El Señor te dé la paz.
Los tiempos en que vivimos
son tiempos donde fácilmente nos acomodamos, llegando a cuestionarlo todo, sin
una pasión de entusiasmo por algo que haga vibrar nuestras entrañas. Y así,
adormecidos, vamos dejando pasar la vida sin tomarla en nuestras manos y
llenarla de plenitud y de sentido.
El marco del Adviento podría ser un momento decisivo para despertar, para caer en la cuenta de lo que realmente merece la pena y distinguir aquello por lo qué luchar con un espíritu acogedor y dócil a las inspiraciones del Espíritu Santo. Y es justamente ahora, cuando una de las grandes protagonistas de este tiempo de vela y esperanza, tiempo de allanar los caminos y de abrir las puertas al Salvador que se acerca: la bienaventurada Virgen María, virgen hecha Iglesia, nos alienta a vivir confiados y en espera activa, perseverante, aguardando al Señor que «viene a nuestro encuentro en cada persona y en cada acontecimiento» (Pref. Adv. III), para guiarnos por el sendero de la Vida y de la Salvación.
¡Qué paradójico! Si volvemos la vista atrás, podríamos evocar el gran movimiento que se generó en España siglos antes de la declaración del dogma de la Inmaculada Concepción de María, cuando obispos, cabildos catedrales, órdenes religiosas, ayuntamientos, universidades y otras instituciones, así como las hermandades —que en algunos casos hacían votos de sangre en la defensa del privilegio mariano—, se volcaban para solicitar aquello que el pueblo sentía y por lo que vibraba: que María Santísima, la que acogió en su seno al Redentor del mundo, vivió la más perfecta redención al no probar la amargura del pecado, por el amor y la misericordia divina.
El plan de Dios de venir a redimirnos, preparó desde el principio a la «Virgen que nos diera al Cordero inocente que quita el pecado del mundo» (Prefacio de la festividad), y realizó la obra más plena. En Ella estuvo y está la plenitud de la gracia y todo bien, como decía San Francisco en el Saludo a la Bienaventurada Virgen María. De su seno nacería el Hijo de Dios, pero Ella, inundada del Espíritu, supo mostrarse en todo momento dócil al designio divino; generosa en su disponibilidad, servicial en su entrega y confiada totalmente en el Dios a quien «espero con inefable amor de madre» (Pref. Adv. II), ofreciéndole, en su pobreza y humildad, la más grande de las acogidas.
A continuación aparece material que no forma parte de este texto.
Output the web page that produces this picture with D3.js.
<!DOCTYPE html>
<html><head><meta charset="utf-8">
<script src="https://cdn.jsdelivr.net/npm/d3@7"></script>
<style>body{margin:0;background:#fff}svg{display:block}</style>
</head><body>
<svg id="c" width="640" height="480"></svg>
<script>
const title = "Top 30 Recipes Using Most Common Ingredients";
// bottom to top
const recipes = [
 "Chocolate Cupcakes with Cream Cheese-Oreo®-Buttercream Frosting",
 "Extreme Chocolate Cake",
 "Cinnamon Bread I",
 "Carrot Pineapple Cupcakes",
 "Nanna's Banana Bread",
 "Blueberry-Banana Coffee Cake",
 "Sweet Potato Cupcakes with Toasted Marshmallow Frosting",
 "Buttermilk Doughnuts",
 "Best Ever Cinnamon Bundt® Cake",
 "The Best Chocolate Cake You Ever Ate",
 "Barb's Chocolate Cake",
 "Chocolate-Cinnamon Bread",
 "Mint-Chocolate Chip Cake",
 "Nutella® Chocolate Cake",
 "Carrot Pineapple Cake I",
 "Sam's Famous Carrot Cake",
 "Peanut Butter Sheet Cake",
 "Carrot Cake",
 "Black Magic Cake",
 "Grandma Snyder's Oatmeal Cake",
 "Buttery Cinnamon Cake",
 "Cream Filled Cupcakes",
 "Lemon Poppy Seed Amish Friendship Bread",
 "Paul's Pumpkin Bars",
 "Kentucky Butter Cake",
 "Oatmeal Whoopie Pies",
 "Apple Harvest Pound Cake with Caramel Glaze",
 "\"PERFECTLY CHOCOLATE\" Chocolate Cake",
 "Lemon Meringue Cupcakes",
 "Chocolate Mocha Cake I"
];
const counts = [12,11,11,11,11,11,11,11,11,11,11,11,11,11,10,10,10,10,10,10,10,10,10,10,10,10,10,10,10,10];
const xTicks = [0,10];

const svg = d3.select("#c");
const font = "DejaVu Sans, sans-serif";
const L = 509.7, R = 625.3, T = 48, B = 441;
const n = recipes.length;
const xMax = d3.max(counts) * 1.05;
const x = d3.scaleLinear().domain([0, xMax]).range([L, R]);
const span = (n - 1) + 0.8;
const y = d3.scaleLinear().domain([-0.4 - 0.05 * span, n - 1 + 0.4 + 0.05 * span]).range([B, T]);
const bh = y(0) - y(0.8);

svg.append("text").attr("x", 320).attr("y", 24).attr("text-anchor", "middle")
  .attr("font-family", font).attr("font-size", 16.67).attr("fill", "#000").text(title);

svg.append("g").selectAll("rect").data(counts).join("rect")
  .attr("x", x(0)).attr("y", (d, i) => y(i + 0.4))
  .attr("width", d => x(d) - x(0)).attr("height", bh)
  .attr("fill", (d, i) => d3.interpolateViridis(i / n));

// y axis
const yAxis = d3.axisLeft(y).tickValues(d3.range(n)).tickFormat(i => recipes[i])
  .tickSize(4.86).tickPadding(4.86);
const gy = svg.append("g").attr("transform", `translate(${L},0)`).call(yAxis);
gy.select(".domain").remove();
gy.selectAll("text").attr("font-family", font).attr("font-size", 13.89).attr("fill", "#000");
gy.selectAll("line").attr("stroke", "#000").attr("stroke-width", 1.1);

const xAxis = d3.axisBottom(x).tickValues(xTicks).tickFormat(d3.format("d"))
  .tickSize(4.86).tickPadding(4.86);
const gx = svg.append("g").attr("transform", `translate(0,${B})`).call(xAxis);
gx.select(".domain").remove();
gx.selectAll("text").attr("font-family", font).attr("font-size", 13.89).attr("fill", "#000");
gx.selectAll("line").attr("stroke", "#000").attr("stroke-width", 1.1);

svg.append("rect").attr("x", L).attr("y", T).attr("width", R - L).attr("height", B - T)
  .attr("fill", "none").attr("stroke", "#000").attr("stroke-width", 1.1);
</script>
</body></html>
Agradece todo lo que se te da en este misterio; pero aprende también y déjate tocar por la que es Hija del Padre, Madre del Hijo y Esposa del Espíritu. También tú, desde tu bautismo, has sido redimido de lo que Ella fue preservada, para que recuperes tu condición filial y fraterna, y así puedas cada día —dejándote guiar por el mismo Espíritu que hizo carne el Verbo de Dios en María—, buscar el querer de Dios y, a través de tus buenas obras, manifestar a Aquel en quien has creído, a quien sigues, a quien amas.
Déjate, pues, habitar por quien llena de alegría y de esperanza tu vida, y no te desanimes en el momento de la prueba. Sé como Ella —a veces sin entender el porqué, pero siempre fiel y siempre obediente—, la última y, a la vez, la primera para acoger, para escuchar, para acompañar, para sostener, para alentar, para servir. Déjate, por tanto, enardecer por su ejemplo, y despierta en ti todos esos dones con los que el Señor te ha bendecido; cuida la pureza de tu cuerpo y de tu corazón para responder con generosidad al Dios del amor y de la gratuidad.
Ella, Pura y Limpia, es ese espejo en el que encontrar la vía que nos lleva a la ciudad de Dios. Nada para sí, todo para el Eterno. Alimenta el don de la fe recibida y testimonia a Aquel de quien te has fiado, de modo que aquellos que se acerquen a ti encuentren, por tu ejemplo (y en caso necesario, por tus palabras), al que es Camino, Vida y Verdad. Agradece, acoge y multiplica lo que se te ha confiado. Ponte aprisa en camino como María de Nazaret a fin de que, a través de ti, llegue a todos el Amor que vino de lo alto.
Feliz fiesta de la Inmaculada Concepción.